# The Black Belt:  What Does It Mean To You?



## MJS (Jan 28, 2008)

Well, the question is pretty much contained in the title of the thread.   What does a Black Belt in Modern Arnis mean to you?

I'll post my replies at a later time.  Looking forward to hearing from everyone else. 

Mike


----------



## Dan Anderson (Feb 2, 2008)

An acknowledgement from the Grand Master that I did his art all right.

Yours,
Dan Anderson


----------



## Jade Tigress (Feb 2, 2008)

Well, for me, not just in Modern Arnis, but in any art, black belt to me means a mastery of the basics. It's the beginning, not the end. :asian:


----------



## Mark Lynn (Feb 28, 2008)

Dan Anderson said:


> An acknowledgement from the Grand Master that I did his art all right.
> 
> Yours,
> Dan Anderson


 
I would also add here that I demonstrated the instructor's art all right.  Since not everyone has the chance to test under the Grandmaster. 

Mark


----------



## tshadowchaser (Feb 28, 2008)

To me it wouild mean that my learning is still going on and that I have achieved some degree of knowledge of yet another martial art


----------



## Rich Parsons (Feb 28, 2008)

MJS said:


> Well, the question is pretty much contained in the title of the thread.   What does a Black Belt in Modern Arnis mean to you?
> 
> I'll post my replies at a later time.  Looking forward to hearing from everyone else.
> 
> Mike



Proficient with the basics of the system.
A minimum expression of self defense skills. (* Note: Until really tested this can never be truly known no matter the rank. White or multiple degrees in Black *)

It is a place to begin training, and also to teach. For in teaching one has to know and understand how it works to explain it properly. 

But that is just me. Others might have other opinions.


----------



## Fabio (Feb 29, 2008)

To me it shows one's commitment to the art they practice, recognition of hard work and the beginning of becoming one with that art.


----------



## Topeng (Feb 29, 2008)

Rich Parsons said:


> Proficient with the basics of the system.

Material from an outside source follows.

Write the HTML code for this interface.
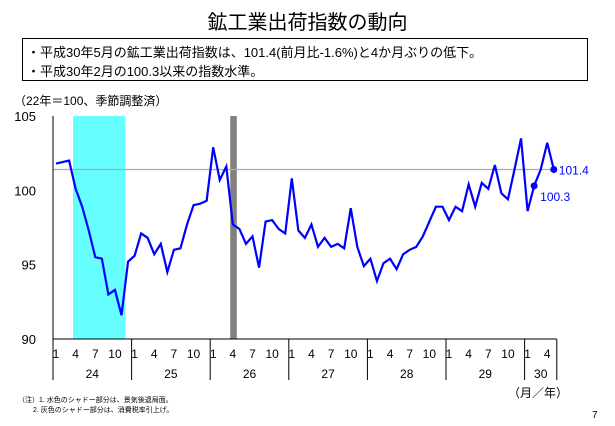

I agree. To me it would also mean having my Guro's and GM's confidence in beginning to teach others. In my experience, the best way to boost my own learning is by beginning to teach.


----------



## Datu Tim Hartman (Feb 29, 2008)

You're an advanced beginner.


----------



## terryl965 (Feb 29, 2008)

Datu Tim Hartman said:


> You're an advanced beginner.


 

So true


----------



## Tswolfman (May 12, 2008)

That i am just starting to Learn....


----------



## tellner (May 12, 2008)

Not much, to tell the truth.

We've been trained to make a big deal out of the stupid little pieces of cloth. The ones who have been at it a while have been trained to nod sagely and talk about how it represents the beginning of _real_ learning. Makes 'em look like they have studly skills and saintly humility in the same package.

It's kind of like a driver's license that you have to wash. It says you've gotten the basic curriculum to the point where you can remember and perform it on your own and teach it to beginners without too many mistakes.


----------



## pesilat (May 12, 2008)

I liken it to a high school diploma. It is certainly an achievement and even something to be proud of - to a certain extent.

It might even be enough to have some basic functionality in the "real" world (i.e.: teaching or sparring or even fighting - whatever).

But in the big picture - it's really nothing special. My instructor's standard response when someone tells him they have a black belt is, "Of course you do." Unspoken is the continuation, "Doesn't everyone?"

"I have a high school diploma and I am unique - just like all the other snowflakes." 

People who continue their training after black belt have entered college. This analogy can be continued - 3rd Dan is like an Associates, 5th like a Bachelors, 7th like a Masters, 10th = Doctorate (or however you want to break it down). This progression can happen through teaching, too, and may or may not literally correspond to rank. I've met some 3rd or 4th Dans who were incredibly good - because they'd been a 3rd or 4th Dan for 20 years and just never been promoted.

That's how I perceive the meaning of a black belt.

Mike


----------



## Darkmoon (May 25, 2008)

I recently was honored with a Black Belt... I think Tim Said it best. I my words "Now we can start your training". Since this my first Black Belt I realize how little I know after training for this long and been given the Guro title.


----------



## Dan Anderson (May 26, 2008)

Very well done.  Onward and upward.

Yours,
Dan Anderson


----------